Le pouvoir de détection d’un code est le nombre maximal d’erreurs qui peut affecter le mot transmis sans que l’on confonde le mot reçu avec un autre mot du code. On montre que le pouvoir de détection est égal à \(d_\text{min}-1\).

Le pouvoir de correction d’un code est le nombre maximal d’erreurs qui peut affecter le mot transmis et qui peuvent être corrigées pour retrouver le mot effectivement émis. On montre que le pouvoir de correction est égal à \(\lfloor(d_\text{min}-1)/2\rfloor\).

Le code à répétition \(C(3,1)\) est capable de détecter jusqu’à deux erreurs, puisque si la transmission introduit une ou deux erreurs, alors le mot reçu n’est pas une triple répétition du bit émis. Cela correspond bien à \(d_\text{min}-1\).

Par ailleurs, le code à répétition \(C(3,1)\) est capable de corriger jusqu’à une erreur.

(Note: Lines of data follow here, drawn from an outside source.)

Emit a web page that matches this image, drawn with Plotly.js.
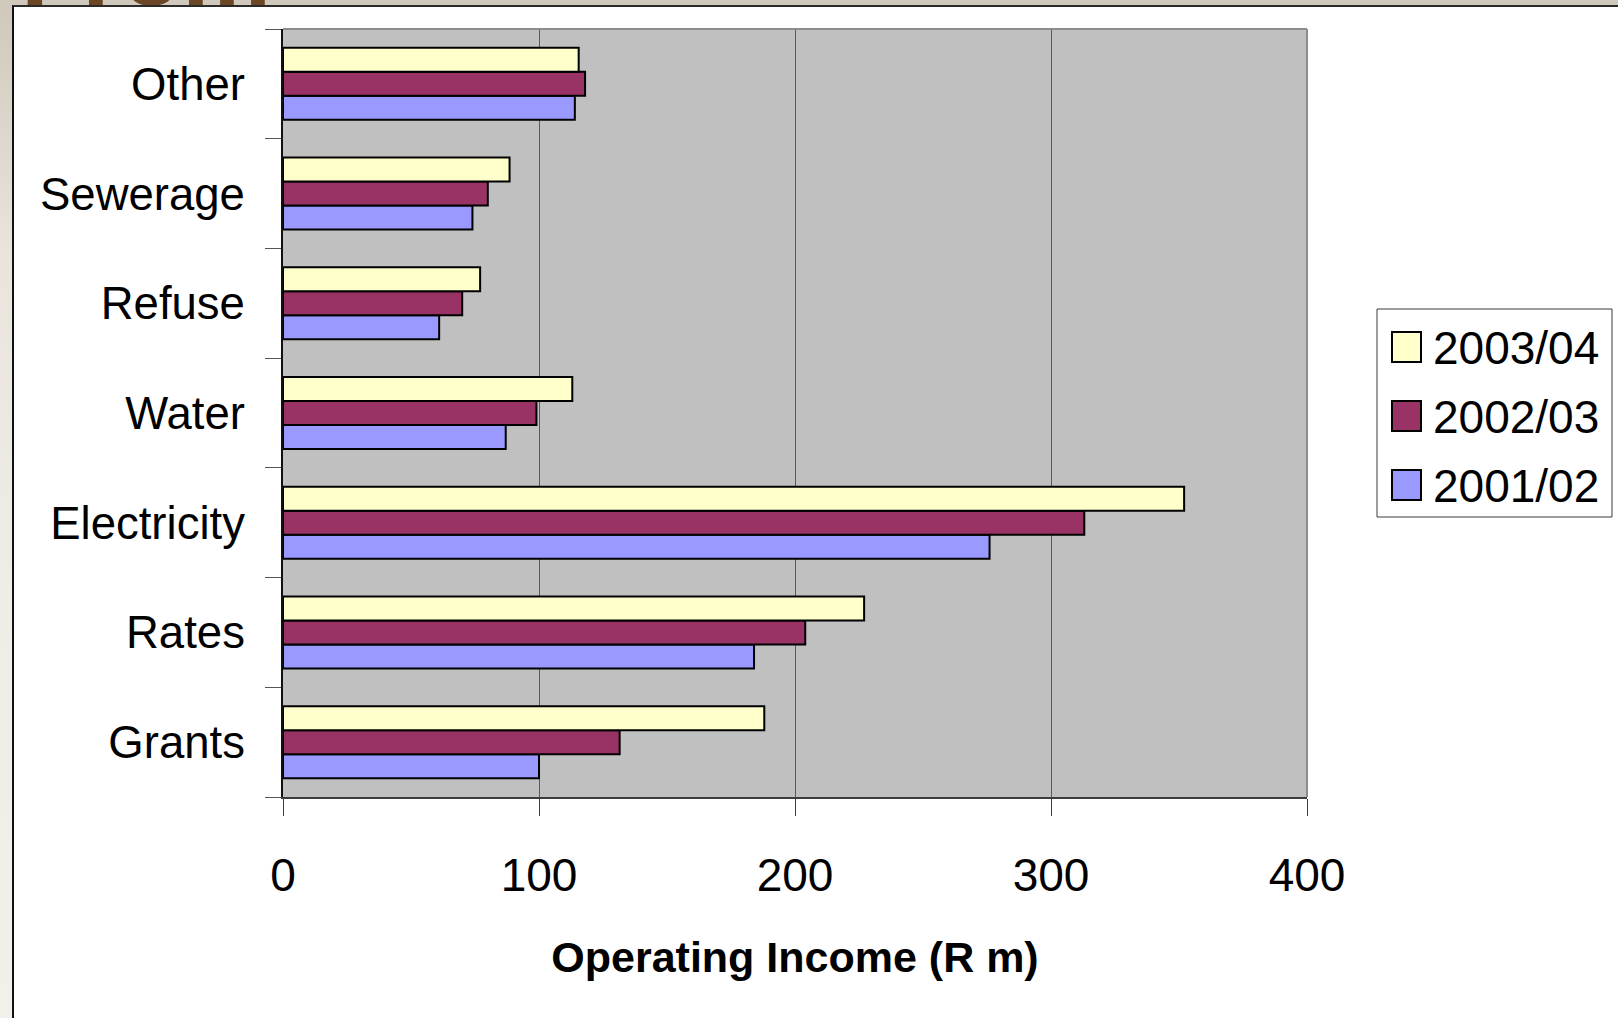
<!DOCTYPE html>
<html>
<head>
<meta charset="utf-8">
<script src="https://cdn.plot.ly/plotly-3.0.1.min.js"></script>
<style>
  html, body { margin: 0; padding: 0; }
  body {
    width: 1618px; height: 1018px; overflow: hidden; position: relative;
    background: linear-gradient(180deg, #cfc8bb 0%, #e9e5dd 25%, #f0ede7 60%, #f2f0eb 100%);
  }
  #heading {
    position: absolute; left: 21px; top: -80px;
    font: bold 100px "Liberation Sans", Arial, sans-serif; line-height: 100px;
    color: #6b4624; white-space: nowrap;
  }
  #panel {
    position: absolute; left: 12px; top: 5px; width: 1700px; height: 1100px;
    background: #ffffff; border-top: 2px solid #2a2a2a; border-left: 2px solid #111;
  }
  #chart { position: absolute; left: 0; top: 0; width: 1618px; height: 1018px; }
</style>
</head>
<body>
<div id="heading">From</div>
<div id="panel"></div>
<div id="chart"></div>
<script>
// Operating income by source (R m), three financial years
const categories = ['Grants', 'Rates', 'Electricity', 'Water', 'Refuse', 'Sewerage', 'Other'];
const income2001 = [100, 184, 276, 87, 61, 74, 114];
const income2002 = [131.5, 204, 313, 99, 70, 80, 118];
const income2003 = [188, 227, 352, 113, 77, 88.5, 115.5];
const seriesNames = ['2001/02', '2002/03', '2003/04'];
const seriesColors = ['#9999ff', '#993366', '#ffffcc'];
const xTicks = [0, 100, 200, 300, 400];

const FONT = '"Liberation Sans", Arial, sans-serif';
const seriesValues = [income2001, income2002, income2003];

const traces = seriesValues.map((vals, i) => ({
  type: 'bar',
  orientation: 'h',
  name: seriesNames[i],
  y: categories,
  x: vals,
  marker: { color: seriesColors[i], line: { color: '#000000', width: 2 } },
  showlegend: false,
  hoverinfo: 'x+name'
}));

// plot area in pixels
const W = 1618, H = 1018;
const L = 283, R = 1307, T = 29, B = 797;
const px = x => (x - L) / (R - L);
const py = y => (B - y) / (B - T);

// legend box, drawn as shapes + text, listing newest year first
const shapes = [
  { type: 'line', xref: 'paper', yref: 'paper', x0: 0, x1: 1, y0: 1, y1: 1,
    line: { color: '#8c8c8c', width: 2 }, layer: 'above' },
  { type: 'line', xref: 'paper', yref: 'paper', x0: 1, x1: 1, y0: 0, y1: 1,
    line: { color: '#8c8c8c', width: 2 }, layer: 'above' },
  { type: 'rect', xref: 'paper', yref: 'paper',
    x0: px(1377), x1: px(1612), y0: py(517), y1: py(309),
    line: { color: '#3a3a3a', width: 1 }, fillcolor: '#ffffff', layer: 'above' }
];
const annotations = [];
const legendOrder = [2, 1, 0];
const itemCenters = [347, 416, 485];
legendOrder.forEach((s, k) => {
  const cy = itemCenters[k];
  shapes.push({ type: 'rect', xref: 'paper', yref: 'paper',
    x0: px(1392), x1: px(1421), y0: py(cy + 15), y1: py(cy - 15),
    line: { color: '#000000', width: 2 }, fillcolor: seriesColors[s], layer: 'above' });
  annotations.push({ xref: 'paper', yref: 'paper', x: px(1431), y: py(cy + 1),
    xanchor: 'left', yanchor: 'middle', showarrow: false, text: seriesNames[s],
    font: { family: FONT, size: 46, color: '#000000' } });
});

const layout = {
  width: W, height: H,
  margin: { l: L, r: W - R, t: T, b: H - B, pad: 0 },
  paper_bgcolor: 'rgba(0,0,0,0)',
  plot_bgcolor: '#c0c0c0',
  barmode: 'group',
  bargap: 0.344,
  bargroupgap: 0,
  showlegend: false,
  font: { family: FONT, color: '#000000' },
  xaxis: {
    range: [0, 400],
    tickvals: xTicks,
    ticktext: xTicks.map(String),
    showgrid: true, gridcolor: '#5a5a5a', gridwidth: 1,
    zeroline: false,
    showline: true, linecolor: '#3c3c3c', linewidth: 2,
    ticks: 'outside', ticklen: 17, tickcolor: '#3c3c3c', tickwidth: 1,
    tickfont: { family: FONT, size: 46, color: '#000000' },
    ticklabelstandoff: 20,
    title: { text: '<b>Operating Income (R m)</b>', standoff: 42,
             font: { family: FONT, size: 43, color: '#000000' } },
    fixedrange: true
  },
  yaxis: {
    type: 'category',
    categoryorder: 'array', categoryarray: categories,
    showgrid: false, zeroline: false,
    showline: true, linecolor: '#111111', linewidth: 2,
    ticks: 'outside', tickson: 'boundaries', ticklen: 16, tickcolor: '#555555', tickwidth: 1,
    tickfont: { family: FONT, size: 45.5, color: '#000000' },
    ticklabelstandoff: 27,
    fixedrange: true
  },
  shapes: shapes,
  annotations: annotations
};

Plotly.newPlot('chart', traces, layout, { displayModeBar: false, staticPlot: true });
</script>
</body>
</html>
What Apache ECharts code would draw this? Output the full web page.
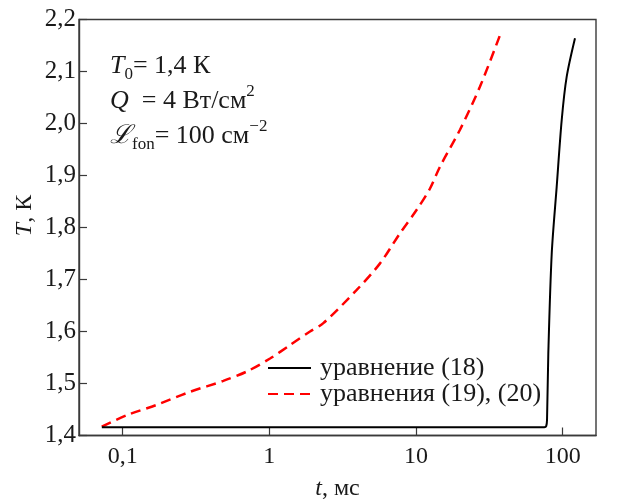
<!DOCTYPE html>
<html>
<head>
<meta charset="utf-8">
<script src="https://cdn.jsdelivr.net/npm/echarts@6/dist/echarts.min.js"></script>
<style>html,body{margin:0;padding:0;background:#fff}#c{width:635px;height:504px}</style>
</head>
<body>
<div id="c"></div>
<script>
// ---- data ----
var seriesNames = ['уравнение (18)', 'уравнения (19), (20)'];
// equation (18): time, ms
var eq18Time = [0.0721, 1, 10, 60, 75, 77.2, 78.2, 79.8, 84.2, 91.0, 98.5, 106.5, 121.3];
var eq18Temp = [1.416, 1.416, 1.416, 1.416, 1.416, 1.418, 1.43, 1.558, 1.750, 1.878, 2.007, 2.090, 2.164];
// equations (19), (20)
var eq1920Time = [0.0721, 0.1067, 0.1708, 0.288, 0.4857, 0.7015, 1.011, 1.384, 1.894, 2.334, 3.943, 5.684, 7.78, 10.11, 12.46, 14.57, 19.95, 27.31, 37.4];
var eq1920Temp = [1.417, 1.439, 1.459, 1.484, 1.505, 1.523, 1.548, 1.574, 1.600, 1.616, 1.680, 1.731, 1.789, 1.834, 1.875, 1.917, 1.988, 2.071, 2.170];
var xTickLabels = {'-1': '0,1', '0': '1', '1': '10', '2': '100'};
var yTickLabels = ['1,4', '1,5', '1,6', '1,7', '1,8', '1,9', '2,0', '2,1', '2,2'];

function pairs(a, b) { return a.map(function (v, i) { return [v, b[i]]; }); }

var FONT = '"Liberation Serif", "Times New Roman", serif';
var TXT = '#1a1a1a';
var AX = '#3a3a3a';

var chart = echarts.init(document.getElementById('c'), null, {renderer: 'canvas'});
chart.setOption({
  backgroundColor: '#fff',
  animation: false,
  textStyle: {fontFamily: FONT},
  grid: {left: 79, right: 39, top: 19.5, bottom: 68.5, containLabel: false, outerBoundsMode: 'none',
         show: true, borderColor: AX, borderWidth: 1.4, backgroundColor: 'transparent'},
  xAxis: {
    type: 'log', logBase: 10, min: 0.0504, max: 168.7,
    axisLine: {show: true, lineStyle: {color: AX, width: 1.4}},
    axisTick: {show: true, inside: true, length: 8, lineStyle: {color: AX, width: 1.2}},
    minorTick: {show: false},
    splitLine: {show: false},
    axisLabel: {
      showMinLabel: false, showMaxLabel: false, margin: 9,
      color: TXT, fontFamily: FONT, fontSize: 24,
      formatter: function (v) {
        var k = String(Math.round(Math.log(v) / Math.LN10));
        return xTickLabels[k] !== undefined ? xTickLabels[k] : '';
      }
    },
    name: '{i|t}, мс', nameLocation: 'middle', nameGap: 41, nameMoveOverlap: false,
    nameTextStyle: {color: TXT, fontFamily: FONT, fontSize: 24,
      rich: {i: {fontStyle: 'italic', fontFamily: FONT, fontSize: 24, color: TXT}}}
  },
  yAxis: {
    type: 'value', min: 1.4, max: 2.2, interval: 0.1,
    axisLine: {show: true, lineStyle: {color: AX, width: 1.4}},
    axisTick: {show: true, inside: true, length: 8, lineStyle: {color: AX, width: 1.2}},
    splitLine: {show: false},
    axisLabel: {
      margin: 3, color: TXT, fontFamily: FONT, fontSize: 25,
      formatter: function (v) {
        var i = Math.round((v - 1.4) * 10);
        return yTickLabels[i] !== undefined ? yTickLabels[i] : '';
      }
    },
    name: '{i|T}, К', nameLocation: 'middle', nameGap: 42, nameMoveOverlap: false,
    nameTextStyle: {color: TXT, fontFamily: FONT, fontSize: 24, padding: [0, 0, 0, 24],
      rich: {i: {fontStyle: 'italic', fontFamily: FONT, fontSize: 24, color: TXT}}}
  },
  legend: {
    orient: 'vertical', left: 262, top: 350, itemWidth: 43, itemHeight: 14, itemGap: 0,
    itemStyle: {opacity: 0},
    textStyle: {color: TXT, fontFamily: FONT, fontSize: 26, lineHeight: 25.6, padding: [0, 0, 0, 4]},
    data: seriesNames
  },
  graphic: [{
    type: 'text', left: 110, top: 53, silent: true,
    style: {
      text: '{i|T}{sub|0}{n|= 1,4 К}\n{i|Q}{n|  = 4 Вт/см}{sup|2}\n{i|ℒ}{sub|fon}{n|= 100 см}{sup|−2}',
      font: '26px ' + FONT, fill: TXT,
      rich: {
        i: {fontStyle: 'italic', fontSize: 26, fontFamily: FONT, lineHeight: 35, fill: TXT},
        n: {fontSize: 26, fontFamily: FONT, lineHeight: 35, fill: TXT},
        sub: {fontSize: 17, fontFamily: FONT, lineHeight: 17, verticalAlign: 'bottom', fill: TXT},
        sup: {fontSize: 17, fontFamily: FONT, lineHeight: 20, verticalAlign: 'top', fill: TXT}
      }
    }
  }],
  series: [{
    name: seriesNames[0], type: 'line', showSymbol: false, symbol: 'none',
    data: pairs(eq18Time, eq18Temp), smooth: 0.3,
    lineStyle: {color: '#000', width: 2}, itemStyle: {color: '#000'}, z: 3
  }, {
    name: seriesNames[1], type: 'line', showSymbol: false, symbol: 'none',
    data: pairs(eq1920Time, eq1920Temp), smooth: 0.3,
    lineStyle: {color: '#ff0000', width: 2.5, type: [10, 6]}, itemStyle: {color: '#ff0000'}, z: 2
  }]
});
</script>
</body>
</html>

En effet :

  • si une seule erreur de transmission est intervenue, alors les deux bits non erronés permettront de prendre la bonne décision quant au bit émis (par exemple, si on reçoit 100 alors on suppose que c’est 0 qui a été émis) ;

  • si deux erreurs de transmission sont intervenues, alors la décision prise sera mauvaise (par exemple, si on reçoit 101 alors que 0 a été émis, le récepteur supposera tout de même que c’est 1 qui a été émis).

Cela correspond bien à \(\lfloor(d_\text{min}-1)/2\rfloor\).